- Data segment
===============
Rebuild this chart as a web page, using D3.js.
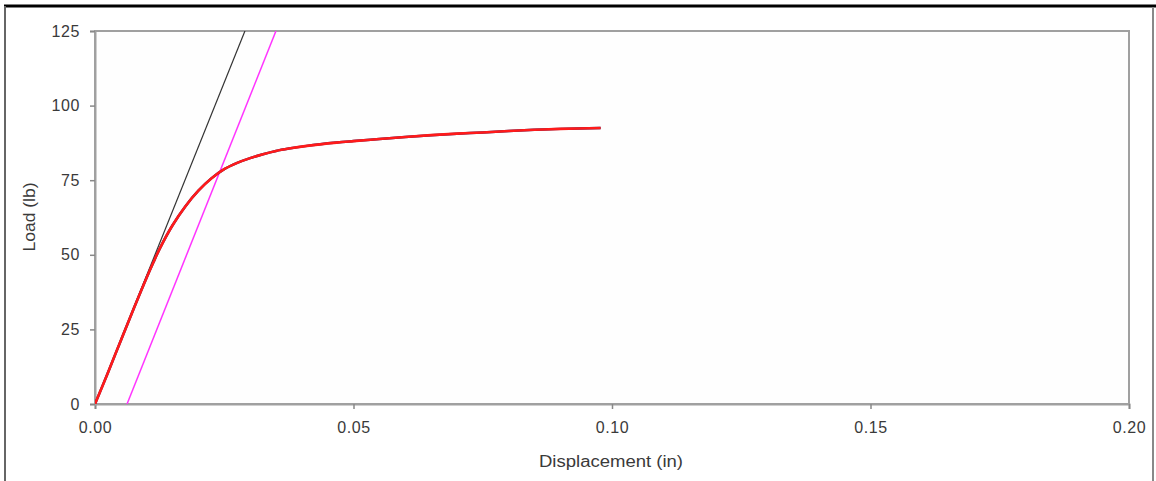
<!DOCTYPE html>
<html>
<head>
<meta charset="utf-8">
<script src="https://cdn.jsdelivr.net/npm/d3@7"></script>
<style>
  html, body { margin: 0; padding: 0; background: #ffffff; }
  svg { display: block; }
  text { font-family: "Liberation Sans", Arial, sans-serif; }
</style>
</head>
<body>
<svg id="chart" width="1156" height="481"></svg>
<script>
// ---- data ----
const xTicks = [0, 0.05, 0.10, 0.15, 0.20];
const xTickLabels = ["0.00", "0.05", "0.10", "0.15", "0.20"];
const yTicks = [0, 25, 50, 75, 100, 125];
const yTickLabels = ["0", "25", "50", "75", "100", "125"];

const dispData = [0, 0.0025, 0.005, 0.0075, 0.010, 0.0113, 0.0125, 0.015, 0.0175, 0.020, 0.0225, 0.025, 0.0275, 0.030, 0.0325, 0.035, 0.0375, 0.041, 0.0467, 0.050, 0.055, 0.060, 0.065, 0.070, 0.075, 0.080, 0.085, 0.090, 0.0978];
const loadData = [0, 10.5, 21.3, 32, 42.4, 47.5, 52.0, 59.9, 66.3, 71.5, 75.6, 78.7, 80.8, 82.4, 83.7, 84.8, 85.6, 86.5, 87.6, 88.1, 88.8, 89.5, 90.1, 90.6, 91.0, 91.5, 91.9, 92.2, 92.5];

// elastic slope line through origin
const slopeX = [0, 0.0290];
const slopeY = [0, 125];
// offset line (parallel)
const offsetX = [0.0062, 0.0350];
const offsetY = [0, 125];

const xLabel = "Displacement (in)";
const yLabel = "Load (lb)";

// ---- layout ----
const svg = d3.select("#chart");
const W = 1156, H = 481;
const m = { left: 95, right: 1129, top: 31, bottom: 404 };

// outer frame
svg.append("rect").attr("x", 0).attr("y", 0).attr("width", W).attr("height", H).attr("fill", "#ffffff");
svg.append("line").attr("x1", 4).attr("x2", W).attr("y1", 6).attr("y2", 6).attr("stroke", "#000").attr("stroke-width", 3);
svg.append("line").attr("x1", 5).attr("x2", 5).attr("y1", 6).attr("y2", H).attr("stroke", "#666").attr("stroke-width", 2);
svg.append("line").attr("x1", 1153).attr("x2", 1153).attr("y1", 7).attr("y2", H).attr("stroke", "#888").attr("stroke-width", 2);

const x = d3.scaleLinear().domain([0, 0.2]).range([m.left, m.right]);
const y = d3.scaleLinear().domain([0, 125]).range([m.bottom, m.top]);

// plot area
svg.append("rect").attr("x", m.left).attr("y", m.top)
  .attr("width", m.right - m.left).attr("height", m.bottom - m.top)
  .attr("fill", "#fefefe").attr("stroke", "#a0a0a0").attr("stroke-width", 2);

// axes
const xAxis = d3.axisBottom(x).tickValues(xTicks).tickSize(5).tickPadding(13)
  .tickFormat((d, i) => xTickLabels[i]);
const gx = svg.append("g").attr("transform", `translate(0,${m.bottom})`).call(xAxis);
const yAxis = d3.axisLeft(y).tickValues(yTicks).tickSize(5).tickPadding(10)
  .tickFormat((d, i) => yTickLabels[i]);
const gy = svg.append("g").attr("transform", `translate(${m.left},0)`).call(yAxis);
[gx, gy].forEach(g => {
  g.select(".domain").attr("stroke", "#a0a0a0").attr("stroke-width", 2);
  g.selectAll(".tick line").attr("stroke", "#888").attr("stroke-width", 1.5);
  g.selectAll(".tick text").attr("fill", "#3a3a3a").attr("font-size", 16)
    .attr("letter-spacing", "0.6px")
    .attr("font-family", "Liberation Sans, Arial, sans-serif");
});

// lines
const line = d3.line().x(d => x(d[0])).y(d => y(d[1]));
svg.append("clipPath").attr("id", "clip").append("rect")
  .attr("x", m.left).attr("y", m.top).attr("width", m.right - m.left).attr("height", m.bottom - m.top);
const plot = svg.append("g").attr("clip-path", "url(#clip)");

plot.append("path").datum(d3.zip(slopeX, slopeY)).attr("d", line)
  .attr("fill", "none").attr("stroke", "#333").attr("stroke-width", 1.2);
plot.append("path").datum(d3.zip(offsetX, offsetY)).attr("d", line)
  .attr("fill", "none").attr("stroke", "#ff33ff").attr("stroke-width", 1.5);

const curve = d3.line().x(d => x(d[0])).y(d => y(d[1])).curve(d3.curveCatmullRom.alpha(0.5));
const pts = d3.zip(dispData, loadData);
// underlying measured series (dark)
plot.append("path").datum(pts).attr("d", curve)
  .attr("fill", "none").attr("stroke", "#222266").attr("stroke-width", 2.5);
// red fit
plot.append("path").datum(pts).attr("d", curve)
  .attr("fill", "none").attr("stroke", "#ff1a1a").attr("stroke-width", 2.6);

// axis titles
svg.append("text").attr("x", 611).attr("y", 467).attr("text-anchor", "middle")
  .attr("font-size", 16).attr("fill", "#3a3a3a")
  .attr("textLength", 144).attr("lengthAdjust", "spacingAndGlyphs").text(xLabel);
svg.append("text").attr("transform", "translate(35,217) rotate(-90)").attr("text-anchor", "middle")
  .attr("font-size", 16).attr("fill", "#3a3a3a")
  .attr("textLength", 69).attr("lengthAdjust", "spacingAndGlyphs").text(yLabel);
</script>
</body>
</html>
===============
- Given exercise
Show all lines from the data above in which the word "chart" appears.

- Exercise output
Rebuild this chart as a web page, using D3.js.
<svg id="chart" width="1156" height="481"></svg>
const svg = d3.select("#chart");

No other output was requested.